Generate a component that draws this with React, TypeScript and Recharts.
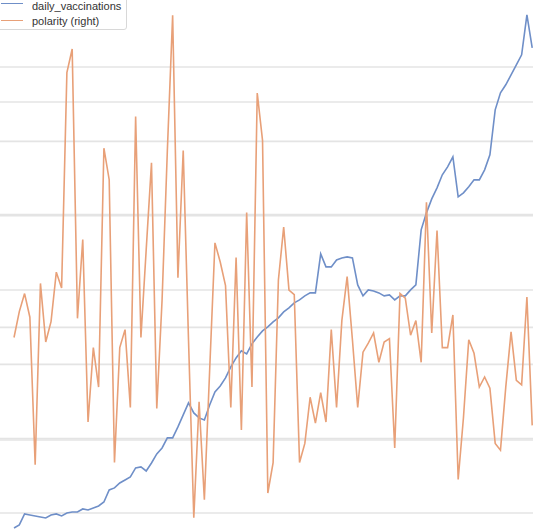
import { LineChart, Line, XAxis, YAxis, CartesianGrid } from 'recharts';

const dailyVaccinations = [
  79800, 83900, 98700, 97300, 96000, 94600, 93300, 97300, 98700, 96000,
  100000, 101400, 101400, 105400, 104000, 106700, 109400, 114800, 131000, 133700,
  140400, 144400, 148500, 160600, 161900, 156500, 167300, 179400, 187500, 201000,
  201000, 215800, 231900, 248100, 234600, 227900, 225200, 245400, 262900, 270900,
  281700, 296500, 308600, 318100, 314000, 327500, 336900, 345000, 350400, 357100,
  362500, 370600, 375900, 382700, 386700, 392100, 396100, 396100, 448600, 431100,
  431100, 440500, 443200, 444600, 443200, 406900, 392100, 400200, 398800, 396100,
  392100, 393400, 386700, 392100, 392100, 400200, 406900, 480900, 503800, 522600,
  537500, 555000, 565700, 579200, 525300, 530700, 538800, 548200, 548200, 561700,
  581900, 642400, 665300, 676100, 689600, 703000, 716500, 770300, 725900,
];

const polarity = [
  0.091, 0.114, 0.130, 0.109, -0.022, 0.139, 0.087, 0.105, 0.149, 0.135,
  0.326, 0.347, 0.108, 0.178, 0.016, 0.082, 0.047, 0.259, 0.231, -0.020,
  0.082, 0.098, 0.029, 0.287, 0.091, 0.169, 0.246, 0.028, 0.124, 0.257,
  0.377, 0.144, 0.257, 0.089, -0.069, 0.034, -0.053, 0.062, 0.175, 0.158,
  0.137, 0.029, 0.162, 0.009, 0.202, 0.047, 0.308, 0.266, -0.047, -0.020,
  0.142, 0.189, 0.133, 0.129, -0.020, -0.003, 0.038, 0.015, 0.042, 0.016,
  0.098, 0.029, 0.106, 0.145, 0.089, 0.029, 0.078, 0.086, 0.095, 0.069,
  0.087, 0.090, -0.007, 0.130, 0.126, 0.093, 0.106, 0.069, 0.211, 0.095,
  0.186, 0.082, 0.082, 0.111, -0.035, 0.020, 0.089, 0.077, 0.047, 0.056,
  0.046, -0.003, -0.009, 0.047, 0.096, 0.053, 0.049, 0.127, 0.013,
];

const leftTicks = [100000, 200000, 300000, 400000, 500000, 600000, 700000];
const rightTicks = [0, 0.1, 0.2, 0.3];

const data = dailyVaccinations.map((v, i) => ({
  i,
  daily_vaccinations: v,
  polarity: polarity[i],
}));

const BLUE = '#6f8fc8';
const ORANGE = '#e8a078';

export default function App() {
  return (
    <div style={{ position: 'fixed', left: 0, top: 0, width: 533, height: 532, background: '#fff' }}>
      <LineChart width={533} height={532} data={data} margin={{ top: 0, right: 0, left: 0, bottom: 0 }}>
        <XAxis dataKey="i" type="number" domain={[-2.65, 98.15]} hide />
        <YAxis yAxisId="left" domain={[74400, 790200]} hide />
        <YAxis yAxisId="right" orientation="right" domain={[-0.0816, 0.3905]} hide />
        <CartesianGrid
          yAxisId="left"
          vertical={false}
          horizontalValues={leftTicks}
          stroke="#e4e4e4"
          strokeWidth={1.6}
        />
        <CartesianGrid
          yAxisId="right"
          vertical={false}
          horizontalValues={rightTicks}
          stroke="#e4e4e4"
          strokeWidth={1.6}
        />
        <Line
          yAxisId="left"
          type="linear"
          dataKey="daily_vaccinations"
          stroke={BLUE}
          strokeWidth={1.6}
          dot={false}
          isAnimationActive={false}
        />
        <Line
          yAxisId="right"
          type="linear"
          dataKey="polarity"
          stroke={ORANGE}
          strokeWidth={1.6}
          dot={false}
          isAnimationActive={false}
        />
      </LineChart>
      <div
        style={{
          position: 'absolute',
          left: -4,
          top: -4,
          width: 131,
          height: 34,
          background: '#fff',
          border: '1px solid #d8d8d8',
          borderRadius: 3,
          fontFamily: '"Liberation Sans", Arial, sans-serif',
          fontSize: 11,
          color: '#333',
          boxSizing: 'border-box',
        }}
      >
        <div style={{ position: 'absolute', left: 4, top: 6, width: 22, height: 0, borderTop: `1.5px solid ${BLUE}` }} />
        <div style={{ position: 'absolute', left: 35, top: 3, lineHeight: '12px' }}>daily_vaccinations</div>
        <div style={{ position: 'absolute', left: 4, top: 23, width: 22, height: 0, borderTop: `1.5px solid ${ORANGE}` }} />
        <div style={{ position: 'absolute', left: 35, top: 18, lineHeight: '12px' }}>polarity (right)</div>
      </div>
    </div>
  );
}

#### Aim
Quote the material exactly. Pictures stay out.

#### Complete answer
Generate a component that draws this with React, TypeScript and Recharts.
import { LineChart, Line, XAxis, YAxis, CartesianGrid } from 'recharts';

const dailyVaccinations = [
  79800, 83900, 98700, 97300, 96000, 94600, 93300, 97300, 98700, 96000,
  100000, 101400, 101400, 105400, 104000, 106700, 109400, 114800, 131000, 133700,
  140400, 144400, 148500, 160600, 161900, 156500, 167300, 179400, 187500, 201000,
  201000, 215800, 231900, 248100, 234600, 227900, 225200, 245400, 262900, 270900,
  281700, 296500, 308600, 318100, 314000, 327500, 336900, 345000, 350400, 357100,
  362500, 370600, 375900, 382700, 386700, 392100, 396100, 396100, 448600, 431100,
  431100, 440500, 443200, 444600, 443200, 406900, 392100, 400200, 398800, 396100,
  392100, 393400, 386700, 392100, 392100, 400200, 406900, 480900, 503800, 522600,
  537500, 555000, 565700, 579200, 525300, 530700, 538800, 548200, 548200, 561700,
  581900, 642400, 665300, 676100, 689600, 703000, 716500, 770300, 725900,
];

const polarity = [
  0.091, 0.114, 0.130, 0.109, -0.022, 0.139, 0.087, 0.105, 0.149, 0.135,
  0.326, 0.347, 0.108, 0.178, 0.016, 0.082, 0.047, 0.259, 0.231, -0.020,
  0.082, 0.098, 0.029, 0.287, 0.091, 0.169, 0.246, 0.028, 0.124, 0.257,
  0.377, 0.144, 0.257, 0.089, -0.069, 0.034, -0.053, 0.062, 0.175, 0.158,
  0.137, 0.029, 0.162, 0.009, 0.202, 0.047, 0.308, 0.266, -0.047, -0.020,
  0.142, 0.189, 0.133, 0.129, -0.020, -0.003, 0.038, 0.015, 0.042, 0.016,
  0.098, 0.029, 0.106, 0.145, 0.089, 0.029, 0.078, 0.086, 0.095, 0.069,
  0.087, 0.090, -0.007, 0.130, 0.126, 0.093, 0.106, 0.069, 0.211, 0.095,
  0.186, 0.082, 0.082, 0.111, -0.035, 0.020, 0.089, 0.077, 0.047, 0.056,
  0.046, -0.003, -0.009, 0.047, 0.096, 0.053, 0.049, 0.127, 0.013,
];

const leftTicks = [100000, 200000, 300000, 400000, 500000, 600000, 700000];
const rightTicks = [0, 0.1, 0.2, 0.3];

const data = dailyVaccinations.map((v, i) => ({
  i,
  daily_vaccinations: v,
  polarity: polarity[i],
}));

const BLUE = '#6f8fc8';
const ORANGE = '#e8a078';

export default function App() {
  return (
    <div style={{ position: 'fixed', left: 0, top: 0, width: 533, height: 532, background: '#fff' }}>
      <LineChart width={533} height={532} data={data} margin={{ top: 0, right: 0, left: 0, bottom: 0 }}>
        <XAxis dataKey="i" type="number" domain={[-2.65, 98.15]} hide />
        <YAxis yAxisId="left" domain={[74400, 790200]} hide />
        <YAxis yAxisId="right" orientation="right" domain={[-0.0816, 0.3905]} hide />
        <CartesianGrid
          yAxisId="left"
          vertical={false}
          horizontalValues={leftTicks}
          stroke="#e4e4e4"
          strokeWidth={1.6}
        />
        <CartesianGrid
          yAxisId="right"
          vertical={false}
          horizontalValues={rightTicks}
          stroke="#e4e4e4"
          strokeWidth={1.6}
        />
        <Line
          yAxisId="left"
          type="linear"
          dataKey="daily_vaccinations"
          stroke={BLUE}
          strokeWidth={1.6}
          dot={false}
          isAnimationActive={false}
        />
        <Line
          yAxisId="right"
          type="linear"
          dataKey="polarity"
          stroke={ORANGE}
          strokeWidth={1.6}
          dot={false}
          isAnimationActive={false}
        />
      </LineChart>
      <div
        style={{
          position: 'absolute',
          left: -4,
          top: -4,
          width: 131,
          height: 34,
          background: '#fff',
          border: '1px solid #d8d8d8',
          borderRadius: 3,
          fontFamily: '"Liberation Sans", Arial, sans-serif',
          fontSize: 11,
          color: '#333',
          boxSizing: 'border-box',
        }}
      >
        <div style={{ position: 'absolute', left: 4, top: 6, width: 22, height: 0, borderTop: `1.5px solid ${BLUE}` }} />
        <div style={{ position: 'absolute', left: 35, top: 3, lineHeight: '12px' }}>daily_vaccinations</div>
        <div style={{ position: 'absolute', left: 4, top: 23, width: 22, height: 0, borderTop: `1.5px solid ${ORANGE}` }} />
        <div style={{ position: 'absolute', left: 35, top: 18, lineHeight: '12px' }}>polarity (right)</div>
      </div>
    </div>
  );
}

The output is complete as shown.